There’s no doubt that the proportion between the two gender in the field is seriously imbalanced. Research done by Girls Who Code, an organization dedicated to promoting women’s participation in computer science industry, shows that only 12 percent of the computer science graduates are women, and that they hold just 25% of the jobs in technical or computing fields. Brigid Barron (2004) also claim in his research on 98 high school seniors in Silicon Valley that “[f]our times as many males as females had taken a programming class”. One might argue that it’s simply a difference of interest and such gap does not necessarily mean any disadvantage to women as a gender. However, researches also show that men and women with high and low levels of computer experience, were found to differ significantly on the Mental Rotations Test (MRT), indicating that a lack of experience with computer and technology puts female’s mental ability at an disadvantage place (Terlecki & Newcombe, 2005).
So what might have caused this gender difference? Some researchers believe that accesses to computers and Internet could be a differentiating factor in this issue. Yet Warschauer and Matuchniak’s research (2010) on computer and Internet access in US nationwide suggest no statistically significant difference between genders with in teenagers.
Another guess is on different level of interest in games between boys and girls, as so many successful programmers claimed to have started his/her career in computer science from video games in their childhood. Warschauer and Matuchniak (2010) argued that boys and girls are equally interested in games; however, their interest in games are focused to very different genres: girls are particularly interested in casual games, while boys have a wide range of interest in RPG, FPS, fantasy and sports games. Hayes (2008) further explained in her research that while boys are more likely to move their interests onto screenshot taking, walkthrough making, mod developing, etc., girls are mostly satisfied with simply playing the game itself. They also show less motivation in using cheatcodes when compared with boys. Both the research above suggest that girls do not necessary like to play the same type of games that the boys do, and a shift of design for game to better suit the need of female gender could be a starter for girls’ pursuit along the path of computer science. Furthermore, export or community support in a social setting could also be extremely important in sustaining the interest sparkled by the games, as exploring in the digital world could be scary and frustrating experience.

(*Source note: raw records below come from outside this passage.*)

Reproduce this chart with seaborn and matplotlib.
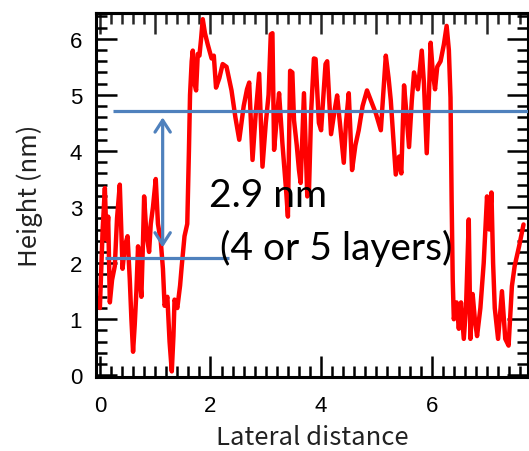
import numpy as np
import pandas as pd
import seaborn as sns
import matplotlib.pyplot as plt
from matplotlib.ticker import MultipleLocator

# height profile (lateral distance, height in nm)
distance = [
    0.00, 0.05, 0.09, 0.12, 0.15, 0.18, 0.22, 0.27, 0.31, 0.36, 0.41, 0.45, 0.50, 0.54, 0.57,
    0.60, 0.63, 0.66, 0.69, 0.72, 0.75, 0.78, 0.80, 0.83, 0.86, 0.89, 0.92, 0.96, 1.01, 1.05,
    1.10, 1.14, 1.17, 1.22, 1.26, 1.30, 1.33, 1.35, 1.40, 1.45, 1.48, 1.53, 1.58, 1.61, 1.63,
    1.66, 1.68, 1.71, 1.74, 1.77, 1.80, 1.83, 1.86, 1.90, 1.95, 2.02, 2.06, 2.10, 2.16, 2.22,
    2.29, 2.38, 2.45, 2.52, 2.60, 2.66, 2.70, 2.76, 2.82, 2.88, 2.94, 3.00, 3.05, 3.09, 3.12,
    3.15, 3.20, 3.24, 3.30, 3.37, 3.40, 3.44, 3.48, 3.51, 3.56, 3.60, 3.63, 3.69, 3.75, 3.78,
    3.82, 3.87, 3.90, 3.96, 4.00, 4.08, 4.11, 4.18, 4.24, 4.29, 4.35, 4.41, 4.45, 4.50, 4.56,
    4.62, 4.68, 4.75, 4.83, 4.90, 4.99, 5.08, 5.17, 5.22, 5.26, 5.35, 5.41, 5.45, 5.50, 5.54,
    5.59, 5.64, 5.68, 5.75, 5.82, 5.86, 5.91, 5.95, 5.98, 6.02, 6.06, 6.10, 6.16, 6.22, 6.27,
    6.31, 6.34, 6.36, 6.38, 6.40, 6.45, 6.49, 6.53, 6.58, 6.62, 6.67, 6.70, 6.74, 6.78, 6.82,
    6.88, 6.94, 7.00, 7.04, 7.08, 7.11, 7.14, 7.20, 7.27, 7.33, 7.39, 7.45, 7.50, 7.58, 7.66,
]
height = [
    1.20, 2.60, 3.34, 2.42, 2.83, 1.30, 1.70, 1.95, 2.80, 3.40, 1.90, 2.30, 2.48, 1.72, 1.00,
    0.42, 0.90, 1.50, 2.30, 1.80, 1.40, 2.40, 3.19, 2.70, 2.40, 2.20, 2.70, 3.00, 3.50, 2.70,
    2.40, 1.90, 1.24, 1.40, 0.60, 0.07, 0.70, 1.35, 1.20, 1.60, 1.95, 2.48, 2.70, 4.00, 5.00,
    5.60, 5.79, 5.20, 5.08, 5.73, 5.70, 6.00, 6.35, 6.10, 5.90, 5.65, 5.70, 5.13, 5.30, 5.55,
    5.50, 5.08, 4.60, 4.20, 4.80, 5.10, 5.22, 3.84, 4.70, 5.38, 3.72, 4.50, 5.00, 6.08, 6.10,
    4.02, 4.60, 5.03, 4.14, 3.26, 2.83, 5.43, 5.40, 4.55, 4.10, 3.66, 3.43, 5.03, 3.19, 3.26,
    4.70, 5.65, 5.64, 4.50, 4.37, 5.55, 5.60, 4.30, 4.70, 4.99, 4.40, 3.79, 4.50, 5.03, 3.66,
    4.10, 4.37, 4.80, 5.08, 4.90, 4.67, 4.37, 5.70, 5.30, 4.90, 3.58, 3.90, 3.60, 5.17, 4.70,
    4.07, 4.90, 5.40, 5.10, 5.79, 5.20, 3.96, 5.00, 5.93, 5.40, 5.10, 5.50, 5.60, 5.90, 6.23,
    5.80, 4.95, 3.13, 1.70, 1.00, 1.30, 0.83, 1.30, 0.65, 1.20, 2.78, 0.65, 1.45, 1.00, 0.70,
    1.20, 2.00, 3.19, 2.60, 3.26, 2.00, 1.20, 0.65, 1.50, 0.65, 0.53, 1.59, 1.95, 2.30, 2.69,
]

# step annotation: upper / lower terrace levels and the measured step
upper_level, lower_level = 4.72, 2.10
step_label = "2.9 nm"
layer_label = "(4 or 5 layers)"

df = pd.DataFrame({"Lateral distance": distance, "Height": height})

sns.set_style("ticks")
plt.rcParams["font.family"] = ["Liberation Sans", "DejaVu Sans"]

fig = plt.figure(figsize=(5.29, 4.52), dpi=100)
ax = fig.add_axes([0.1815, 0.1637, 0.8165, 0.8053])

sns.lineplot(data=df, x="Lateral distance", y="Height", ax=ax, color="#ff0000",
             linewidth=3.2, estimator=None, sort=False, zorder=2)

blue = "#4f81bd"
ax.hlines(upper_level, 0.23, 7.9, color=blue, linewidth=2.3, zorder=3)
ax.hlines(lower_level, 0.09, 2.34, color=blue, linewidth=2.3, zorder=3)
ax.annotate("", xy=(1.135, 4.60), xytext=(1.135, 2.28),
            arrowprops=dict(arrowstyle="<->,head_length=0.85,head_width=0.55",
                            color=blue, linewidth=2.3, shrinkA=0, shrinkB=0),
            zorder=3)

ax.text(1.97, 3.22, step_label, fontsize=28, family="Lato", va="center", ha="left",
        color="black")
ax.text(2.18, 2.28, layer_label, fontsize=28, family="Lato", va="center", ha="left",
        color="black")

ax.set_xlim(-0.07, 7.74)
ax.set_ylim(-0.03, 6.46)

ax.xaxis.set_major_locator(MultipleLocator(2))
ax.xaxis.set_minor_locator(MultipleLocator(0.2))
ax.yaxis.set_major_locator(MultipleLocator(1))
ax.yaxis.set_minor_locator(MultipleLocator(0.2))

ax.tick_params(which="both", direction="in", left=True, right=True, bottom=True, top=False,
               width=1.8, color="black", labelcolor="black")
ax.tick_params(which="major", length=15, labelsize=16)
ax.tick_params(which="minor", length=8)
ax.tick_params(axis="x", which="major", pad=13)
ax.tick_params(axis="y", which="major", pad=10)

# top axis carries a tick at every integer
top = ax.secondary_xaxis("top")
top.xaxis.set_major_locator(MultipleLocator(1))
top.xaxis.set_minor_locator(MultipleLocator(0.2))
top.tick_params(which="both", direction="in", width=1.8, labeltop=False)
top.tick_params(which="major", length=15)
top.tick_params(which="minor", length=8)
top.spines["top"].set_linewidth(2.2)

for s in ax.spines.values():
    s.set_linewidth(2.2)
    s.set_color("black")

ax.set_xlabel("Lateral distance", fontsize=18.5, family=["Noto Sans CJK JP", "DejaVu Sans"],
              labelpad=6, color="#222222")
ax.set_ylabel("Height (nm)", fontsize=18.5, family=["Noto Sans CJK JP", "DejaVu Sans"],
              labelpad=19, color="#222222")

fig.savefig("out.png", dpi=100)
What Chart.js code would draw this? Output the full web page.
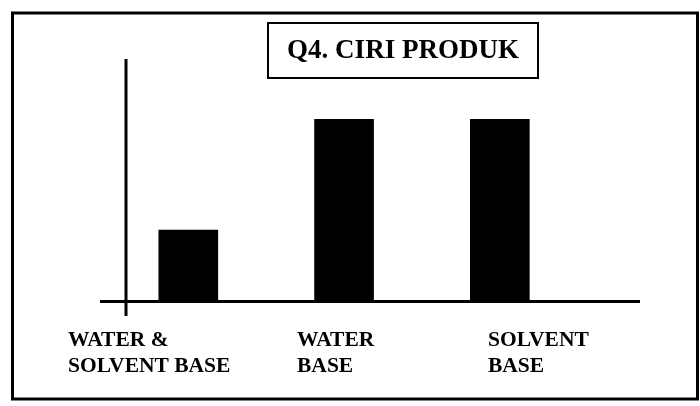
<!DOCTYPE html>
<html><head><meta charset="utf-8">
<script src="https://cdn.jsdelivr.net/npm/chart.js@4/dist/chart.umd.min.js"></script>
<style>html,body{margin:0;padding:0;background:#fff;} #wrap{width:700px;height:406px;position:relative}</style>
</head><body><div id="wrap"><canvas id="c" width="700" height="406"></canvas></div>
<script>
const title = "Q4. CIRI PRODUK";
const categories = [["WATER &", "SOLVENT BASE"], ["WATER", "BASE"], ["SOLVENT", "BASE"]];
const values = [29, 75, 75];
const yMax = 100;

const FONT = "'Liberation Serif','Times New Roman',serif";
// left edge of each category label, relative to its bar, in category units
const labelShift = [-0.772, -0.302, -0.076];

const deco = {
  id: 'deco',
  beforeDraw(chart) {
    const ctx = chart.ctx;
    ctx.save(); ctx.fillStyle = '#fff'; ctx.fillRect(0, 0, chart.width, chart.height); ctx.restore();
  },
  afterDraw(chart) {
    const { ctx, chartArea: a, scales: { y } } = chart;
    const y0 = y.getPixelForValue(0);
    ctx.save();
    ctx.strokeStyle = '#000';
    ctx.lineWidth = 3;
    ctx.beginPath(); ctx.moveTo(a.left - 26, y0 + 1.5); ctx.lineTo(a.right, y0 + 1.5); ctx.stroke();
    ctx.beginPath(); ctx.moveTo(a.left, a.top); ctx.lineTo(a.left, y0 + 16); ctx.stroke();
    ctx.strokeRect(12.5, 13, 685, 386);
    ctx.lineWidth = 2;
    ctx.fillStyle = '#fff';
    ctx.fillRect(268, 23, 270, 55);
    ctx.strokeRect(268, 23, 270, 55);
    ctx.fillStyle = '#000';
    ctx.font = `bold 27px ${FONT}`;
    ctx.textAlign = 'center'; ctx.textBaseline = 'middle';
    ctx.fillText(title, 403, 51);
    ctx.restore();
  }
};

new Chart(document.getElementById('c'), {
  type: 'bar',
  data: {
    datasets: [{
      data: values.map((v, i) => ({ x: i + 1, y: v })),
      backgroundColor: '#000',
      borderWidth: 0,
      barThickness: 59
    }]
  },
  options: {
    responsive: false,
    animation: false,
    devicePixelRatio: 1,
    layout: { padding: { left: 126, top: 59, right: 60, bottom: 26 } },
    plugins: { legend: { display: false }, tooltip: { enabled: false }, title: { display: false } },
    scales: {
      x: {
        type: 'linear', min: 0.6, max: 3.9, offset: false,
        grid: { display: false, drawTicks: false, offset: false },
        border: { display: false },
        afterBuildTicks: s => { s.ticks = categories.map((c, i) => ({ value: i + 1 + labelShift[i] })); },
        afterFit: s => { s.height = 80; },
        ticks: {
          autoSkip: false, align: 'start', maxRotation: 0, minRotation: 0,
          padding: 27, color: '#000',
          font: { family: FONT, size: 21.5, weight: 'bold', lineHeight: 1.23 },
          callback: (v, i) => categories[i]
        }
      },
      y: { display: false, min: 0, max: yMax }
    }
  },
  plugins: [deco]
});
</script>
</body></html>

A third factor that may be involved in this issue is encouragement from close relatives, particularly parents and guardians. A study done by Barron, Martin, Takeuchi and Fithiam (2009) indicated that “parents play significant roles in supporting creative technologically mediated activities”. Eight female students highly experienced with technology activities claimed their involvement as a consequence of “the encouragement of family members” in their interviews.

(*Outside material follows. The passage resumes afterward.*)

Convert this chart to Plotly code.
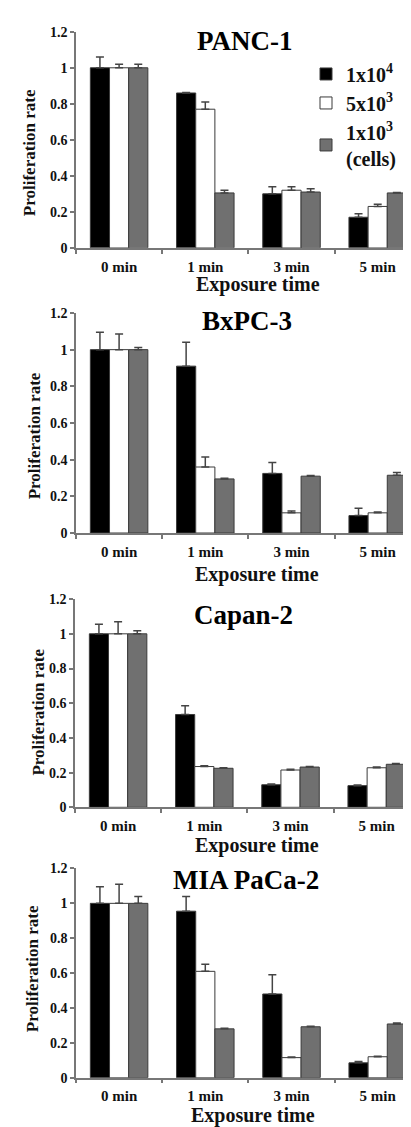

All the research above pointed out that the problem of disproportioned population in computer science indeed exists, and has the potential to create higher gaps in cognitive abilities between the two genders. Possible causes to this problem could be a lack of access to necessary resources, but more likely it is caused by a lack of interest stimuli, encouragement from family members, and community support for the girls who have the interest in further exploration in the field.

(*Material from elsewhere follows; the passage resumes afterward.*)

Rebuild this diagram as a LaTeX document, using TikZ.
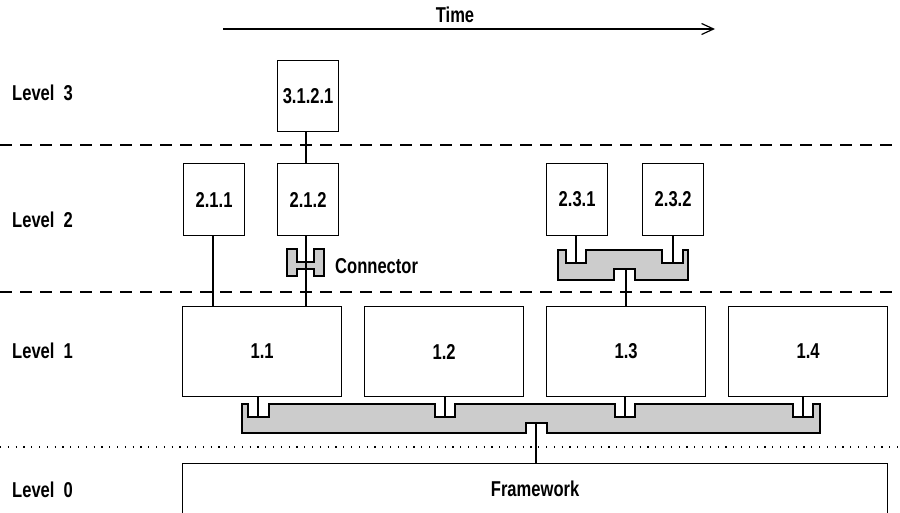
\documentclass[tikz,border=0pt]{standalone}
\usepackage{fontspec}
\setmainfont{Liberation Sans}[FakeStretch=0.77]
\usetikzlibrary{arrows.meta}
\definecolor{connfill}{HTML}{CCCCCC}
\tikzset{
  every node/.style={font=\bfseries\fontsize{21.5}{25}\selectfont, inner sep=0pt},
  part/.style={draw, line width=1.2pt, fill=white, anchor=north west},
  lvl/.style={anchor=west},
  link/.style={line width=1.2pt},
  conn/.style={draw, line width=1.2pt, fill=connfill},
  levelsep/.style={line width=1.2pt, dash pattern=on 12pt off 8pt},
  basesep/.style={line width=1.2pt, dash pattern=on 1.2pt off 6.6pt},
}
\begin{document}
\begin{tikzpicture}[x=1pt, y=-1pt]
\useasboundingbox (0,0) rectangle (900,513);

% time axis
\node (time) at (455,15) {Time};
\coordinate (t0) at (223,29);
\coordinate (t1) at (715,29);
\draw[link, -{Straight Barb[length=12pt,width=11pt,line width=1.2pt]}] (t0) -- (t1);

% level separators
\draw[levelsep] (0,145) -- (900,145);
\draw[levelsep] (0,292) -- (900,292);
\draw[basesep] (0,447) -- (900,447);

% level names
\node[lvl] (l3) at (12,93) {Level\ \ 3};
\node[lvl] (l2) at (12,220) {Level\ \ 2};
\node[lvl] (l1) at (12,351) {Level\ \ 1};
\node[lvl] (l0) at (12,490) {Level\ \ 0};

% components
\node[part, minimum width=61pt, minimum height=71pt] (b3121) at (277,60) {3.1.2.1};
\node[part, minimum width=61pt, minimum height=72pt] (b211) at (183,163) {2.1.1};
\node[part, minimum width=61pt, minimum height=72pt] (b212) at (277,163) {2.1.2};
\node[part, minimum width=61pt, minimum height=72pt] (b231) at (546,163) {2.3.1};
\node[part, minimum width=61pt, minimum height=72pt] (b232) at (642,163) {2.3.2};
\node[part, minimum width=159pt, minimum height=90pt] (b11) at (182,306) {1.1};
\node[part, minimum width=159pt, minimum height=90pt] (b12) at (364,306) {1.2};
\node[part, minimum width=159pt, minimum height=90pt] (b13) at (546,306) {1.3};
\node[part, minimum width=159pt, minimum height=90pt] (b14) at (728,306) {1.4};
\node[part, minimum width=705pt, minimum height=50pt] (fw) at (182,463) {Framework};

% connector between 2.1.2 and 1.1
\path[conn] (287,249) -- (297,249) -- (297,262) -- (314,262) -- (314,249)
  -- (324,249) -- (324,276) -- (314,276) -- (314,269) -- (297,269)
  -- (297,276) -- (287,276) -- cycle;
\node[anchor=west] (clabel) at (335,266) {Connector};
\coordinate (x212) at (306,0);
\coordinate (x211) at (213,0);
\draw[link] (b3121.south -| x212) -- (b212.north -| x212);
\draw[link] (b212.south -| x212) -- (b11.north -| x212);
\draw[link] (b211.south -| x211) -- (b11.north -| x211);

% connector joining 2.3.1 and 2.3.2 to 1.3
\path[conn] (558,250) -- (566,250) -- (566,263) -- (586,263) -- (586,250)
  -- (662,250) -- (662,263) -- (683,263) -- (683,250) -- (688,250)
  -- (688,280) -- (635,280) -- (635,269) -- (614,269) -- (614,280)
  -- (558,280) -- cycle;
\coordinate (s1) at (576,263);
\coordinate (s2) at (673,263);
\coordinate (s3) at (626,269);
\draw[link] (b231.south -| s1) -- (s1);
\draw[link] (b232.south -| s2) -- (s2);
\draw[link] (s3) -- (b13.north -| s3);

% connector joining level 1 to the framework
\path[conn] (242,404) -- (248,404) -- (248,417) -- (269,417) -- (269,404)
  -- (435,404) -- (435,417) -- (455,417) -- (455,404)
  -- (615,404) -- (615,417) -- (635,417) -- (635,404)
  -- (793,404) -- (793,417) -- (813,417) -- (813,404) -- (820,404)
  -- (820,433) -- (547,433) -- (547,423) -- (526,423) -- (526,433)
  -- (242,433) -- cycle;
\coordinate (p1) at (258,417);
\coordinate (p2) at (445,417);
\coordinate (p3) at (625,417);
\coordinate (p4) at (803,417);
\coordinate (pf) at (536,423);
\draw[link] (b11.south -| p1) -- (p1);
\draw[link] (b12.south -| p2) -- (p2);
\draw[link] (b13.south -| p3) -- (p3);
\draw[link] (b14.south -| p4) -- (p4);
\draw[link] (pf) -- (fw.north -| pf);
\end{tikzpicture}
\end{document}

Barron, B. (2004). Learning ecologies for technological fluency: Gender and experience differences. Journal of Educational Computing Research, 31(1), 1-36.
Barron, B., Martin, C. K., Takeuchi, L., & Fithian, R. (2009). Parents as learning partners in the development of technological fluency.
Hayes, E. (2008). Girls, gaming and trajectories of IT expertise. Beyond Barbie and Mortal Kombat: New perspectives on gender and computer games.
Kaminski, K., Switzer, J., & Gloeckner, G. (2009). Workforce readiness: A study of university students’ fluency with information technology. Computers & Education, 53(2), 228-233.
Terlecki, M. S., & Newcombe, N. S. (2005). How important is the digital divide? The relation of computer and videogame usage to gender differences in mental rotation ability. Sex Roles, 53(5-6), 433-441.
Warschauer, M., & Matuchniak, T. (2010). New technology and digital worlds: Analyzing evidence of equity in access, use, and outcomes. Review of Research in Education, 34(1), 179-225.